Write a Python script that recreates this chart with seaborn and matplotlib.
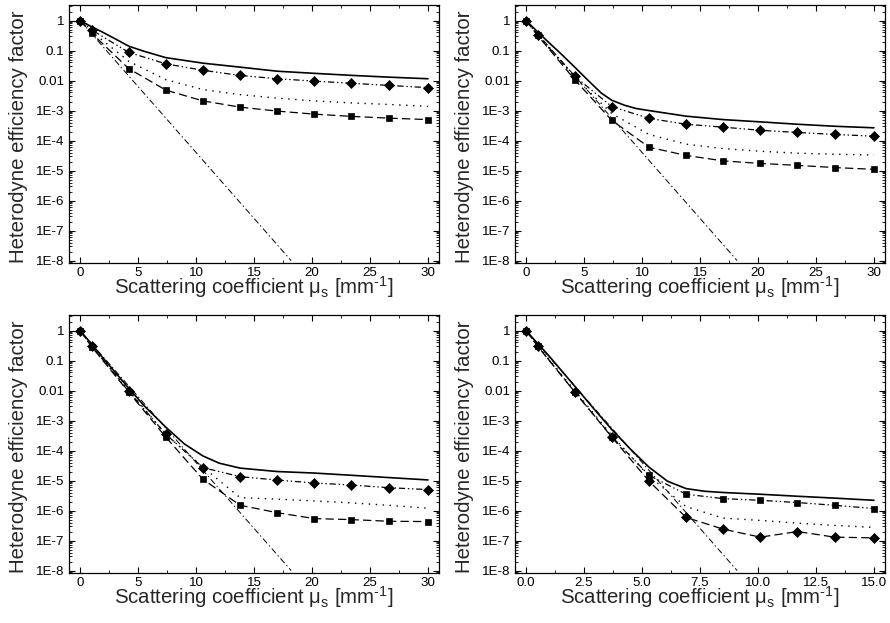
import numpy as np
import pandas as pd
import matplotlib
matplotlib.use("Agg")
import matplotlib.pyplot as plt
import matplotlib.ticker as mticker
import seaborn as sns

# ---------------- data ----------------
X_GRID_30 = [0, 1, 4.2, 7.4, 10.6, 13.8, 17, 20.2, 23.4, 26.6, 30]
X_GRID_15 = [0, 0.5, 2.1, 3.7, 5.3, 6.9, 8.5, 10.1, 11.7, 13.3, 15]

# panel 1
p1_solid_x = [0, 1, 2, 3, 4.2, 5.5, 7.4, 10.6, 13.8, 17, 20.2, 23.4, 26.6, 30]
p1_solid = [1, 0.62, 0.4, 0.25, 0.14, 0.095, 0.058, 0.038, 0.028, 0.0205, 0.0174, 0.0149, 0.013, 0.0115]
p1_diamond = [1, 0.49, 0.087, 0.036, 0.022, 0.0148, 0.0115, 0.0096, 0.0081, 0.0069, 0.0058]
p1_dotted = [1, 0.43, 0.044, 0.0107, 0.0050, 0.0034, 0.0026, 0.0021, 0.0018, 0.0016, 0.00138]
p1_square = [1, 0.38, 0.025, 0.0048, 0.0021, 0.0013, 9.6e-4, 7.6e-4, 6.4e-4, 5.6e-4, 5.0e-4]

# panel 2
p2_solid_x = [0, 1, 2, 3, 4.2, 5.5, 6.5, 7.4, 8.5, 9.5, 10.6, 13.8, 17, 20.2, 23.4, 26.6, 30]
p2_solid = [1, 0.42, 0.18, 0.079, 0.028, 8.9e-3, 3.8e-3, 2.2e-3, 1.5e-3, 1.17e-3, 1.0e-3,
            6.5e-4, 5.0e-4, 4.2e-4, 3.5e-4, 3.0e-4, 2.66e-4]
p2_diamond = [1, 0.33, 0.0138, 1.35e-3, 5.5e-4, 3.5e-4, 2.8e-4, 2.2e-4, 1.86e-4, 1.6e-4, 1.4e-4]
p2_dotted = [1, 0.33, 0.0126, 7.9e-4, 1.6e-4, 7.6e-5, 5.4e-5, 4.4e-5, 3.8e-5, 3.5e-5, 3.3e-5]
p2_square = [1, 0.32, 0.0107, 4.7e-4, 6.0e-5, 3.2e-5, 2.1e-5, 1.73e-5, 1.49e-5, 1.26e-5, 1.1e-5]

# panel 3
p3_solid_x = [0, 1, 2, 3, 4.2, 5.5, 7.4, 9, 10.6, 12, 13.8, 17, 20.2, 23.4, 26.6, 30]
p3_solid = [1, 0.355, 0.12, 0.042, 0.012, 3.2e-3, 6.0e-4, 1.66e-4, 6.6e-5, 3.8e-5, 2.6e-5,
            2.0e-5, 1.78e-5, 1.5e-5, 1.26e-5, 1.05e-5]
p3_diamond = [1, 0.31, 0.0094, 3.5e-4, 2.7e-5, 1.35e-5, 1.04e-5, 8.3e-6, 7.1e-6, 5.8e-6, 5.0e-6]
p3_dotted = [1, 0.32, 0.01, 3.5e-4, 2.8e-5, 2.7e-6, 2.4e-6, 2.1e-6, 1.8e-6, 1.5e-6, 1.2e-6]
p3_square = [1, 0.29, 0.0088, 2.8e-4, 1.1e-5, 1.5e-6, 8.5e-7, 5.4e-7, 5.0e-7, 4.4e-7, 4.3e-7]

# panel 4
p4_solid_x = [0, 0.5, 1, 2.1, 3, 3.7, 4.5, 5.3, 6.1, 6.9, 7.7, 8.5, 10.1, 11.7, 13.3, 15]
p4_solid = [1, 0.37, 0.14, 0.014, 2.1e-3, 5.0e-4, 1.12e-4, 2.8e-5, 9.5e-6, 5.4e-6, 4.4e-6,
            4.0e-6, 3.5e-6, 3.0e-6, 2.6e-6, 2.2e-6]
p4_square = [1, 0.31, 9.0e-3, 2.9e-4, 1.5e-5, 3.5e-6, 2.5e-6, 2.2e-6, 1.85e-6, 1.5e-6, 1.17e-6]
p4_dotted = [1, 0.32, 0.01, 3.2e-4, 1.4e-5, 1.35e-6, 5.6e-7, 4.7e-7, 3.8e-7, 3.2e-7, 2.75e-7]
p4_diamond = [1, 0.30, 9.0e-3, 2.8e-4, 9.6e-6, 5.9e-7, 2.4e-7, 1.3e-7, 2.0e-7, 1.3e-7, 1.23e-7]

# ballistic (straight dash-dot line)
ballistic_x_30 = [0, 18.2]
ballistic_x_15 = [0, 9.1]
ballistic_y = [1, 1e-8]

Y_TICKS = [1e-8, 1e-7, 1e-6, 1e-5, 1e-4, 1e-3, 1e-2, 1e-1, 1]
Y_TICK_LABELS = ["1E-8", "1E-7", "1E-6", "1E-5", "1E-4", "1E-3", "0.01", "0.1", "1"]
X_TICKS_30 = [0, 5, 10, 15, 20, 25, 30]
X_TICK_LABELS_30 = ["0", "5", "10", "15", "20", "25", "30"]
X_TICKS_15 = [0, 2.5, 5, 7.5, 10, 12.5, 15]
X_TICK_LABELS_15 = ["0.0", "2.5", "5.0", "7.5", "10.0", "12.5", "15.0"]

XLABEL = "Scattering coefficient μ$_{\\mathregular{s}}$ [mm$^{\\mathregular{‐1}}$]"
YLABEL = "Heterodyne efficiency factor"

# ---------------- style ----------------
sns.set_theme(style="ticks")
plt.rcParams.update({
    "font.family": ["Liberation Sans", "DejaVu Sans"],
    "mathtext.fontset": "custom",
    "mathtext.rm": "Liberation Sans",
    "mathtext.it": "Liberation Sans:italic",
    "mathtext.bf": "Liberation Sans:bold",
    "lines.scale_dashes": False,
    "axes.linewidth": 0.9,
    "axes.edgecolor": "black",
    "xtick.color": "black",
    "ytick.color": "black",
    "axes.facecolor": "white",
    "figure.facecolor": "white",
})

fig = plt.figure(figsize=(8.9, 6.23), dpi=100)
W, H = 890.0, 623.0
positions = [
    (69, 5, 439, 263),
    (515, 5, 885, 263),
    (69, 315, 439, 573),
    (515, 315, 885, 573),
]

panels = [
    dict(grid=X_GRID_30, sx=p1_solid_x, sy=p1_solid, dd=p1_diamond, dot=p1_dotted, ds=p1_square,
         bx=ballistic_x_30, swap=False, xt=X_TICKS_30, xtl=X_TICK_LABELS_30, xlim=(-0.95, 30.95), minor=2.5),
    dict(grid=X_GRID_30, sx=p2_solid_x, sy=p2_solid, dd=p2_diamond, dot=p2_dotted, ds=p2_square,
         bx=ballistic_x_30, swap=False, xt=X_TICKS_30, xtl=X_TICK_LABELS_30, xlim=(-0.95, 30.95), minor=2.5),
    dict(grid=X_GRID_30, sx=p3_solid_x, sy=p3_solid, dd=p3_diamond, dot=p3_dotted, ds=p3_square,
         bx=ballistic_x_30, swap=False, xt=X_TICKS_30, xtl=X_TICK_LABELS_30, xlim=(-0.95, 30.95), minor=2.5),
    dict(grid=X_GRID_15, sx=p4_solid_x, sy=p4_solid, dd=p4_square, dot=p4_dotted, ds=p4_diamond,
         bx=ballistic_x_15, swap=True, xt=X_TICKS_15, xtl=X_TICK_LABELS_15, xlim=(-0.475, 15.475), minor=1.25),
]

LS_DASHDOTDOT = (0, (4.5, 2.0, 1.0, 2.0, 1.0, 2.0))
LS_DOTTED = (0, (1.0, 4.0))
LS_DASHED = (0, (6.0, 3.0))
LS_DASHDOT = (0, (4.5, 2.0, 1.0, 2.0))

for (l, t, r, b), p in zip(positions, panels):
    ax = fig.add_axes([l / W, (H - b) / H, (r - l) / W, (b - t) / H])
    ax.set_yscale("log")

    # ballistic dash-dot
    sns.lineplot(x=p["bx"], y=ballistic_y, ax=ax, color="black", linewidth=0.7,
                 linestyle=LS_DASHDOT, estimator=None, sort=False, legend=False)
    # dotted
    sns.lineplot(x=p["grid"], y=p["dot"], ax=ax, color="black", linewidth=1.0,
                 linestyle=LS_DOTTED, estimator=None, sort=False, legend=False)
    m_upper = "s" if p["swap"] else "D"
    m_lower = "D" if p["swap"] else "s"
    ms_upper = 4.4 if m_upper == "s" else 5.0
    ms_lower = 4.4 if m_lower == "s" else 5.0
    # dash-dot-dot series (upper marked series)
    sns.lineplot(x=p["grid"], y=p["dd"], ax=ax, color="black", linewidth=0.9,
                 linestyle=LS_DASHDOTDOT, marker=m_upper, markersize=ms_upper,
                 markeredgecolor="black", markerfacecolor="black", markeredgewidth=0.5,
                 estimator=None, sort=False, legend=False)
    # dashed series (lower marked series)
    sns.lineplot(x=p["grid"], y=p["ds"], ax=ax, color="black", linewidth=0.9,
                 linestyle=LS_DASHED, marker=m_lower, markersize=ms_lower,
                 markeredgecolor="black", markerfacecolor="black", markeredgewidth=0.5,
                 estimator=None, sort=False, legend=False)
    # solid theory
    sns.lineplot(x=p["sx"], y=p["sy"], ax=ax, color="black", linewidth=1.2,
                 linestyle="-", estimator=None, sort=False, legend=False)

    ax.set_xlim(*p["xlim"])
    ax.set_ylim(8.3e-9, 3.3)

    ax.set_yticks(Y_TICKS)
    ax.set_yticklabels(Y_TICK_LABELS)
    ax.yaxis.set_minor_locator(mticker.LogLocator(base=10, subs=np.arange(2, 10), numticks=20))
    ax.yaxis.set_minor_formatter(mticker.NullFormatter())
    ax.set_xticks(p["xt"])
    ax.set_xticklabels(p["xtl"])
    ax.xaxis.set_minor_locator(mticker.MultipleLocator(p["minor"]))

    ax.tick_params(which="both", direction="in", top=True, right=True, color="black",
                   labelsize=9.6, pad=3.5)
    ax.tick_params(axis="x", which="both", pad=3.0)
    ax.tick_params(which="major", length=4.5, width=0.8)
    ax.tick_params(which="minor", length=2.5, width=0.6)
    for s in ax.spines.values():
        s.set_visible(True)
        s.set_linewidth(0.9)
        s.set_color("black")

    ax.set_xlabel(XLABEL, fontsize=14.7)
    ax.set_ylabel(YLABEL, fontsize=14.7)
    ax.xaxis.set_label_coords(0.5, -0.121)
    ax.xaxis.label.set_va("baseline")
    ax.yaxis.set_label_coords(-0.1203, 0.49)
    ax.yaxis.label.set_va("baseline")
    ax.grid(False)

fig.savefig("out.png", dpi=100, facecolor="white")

* _YOUR INSTRUCTIONS_:
Return only the lines from the start of the data through the line that contains "import seaborn as sns", please, copying them exactly and omitting all pictures.

* _WRITTEN ANSWER_:
Write a Python script that recreates this chart with seaborn and matplotlib.
import numpy as np
import pandas as pd
import matplotlib
matplotlib.use("Agg")
import matplotlib.pyplot as plt
import matplotlib.ticker as mticker
import seaborn as sns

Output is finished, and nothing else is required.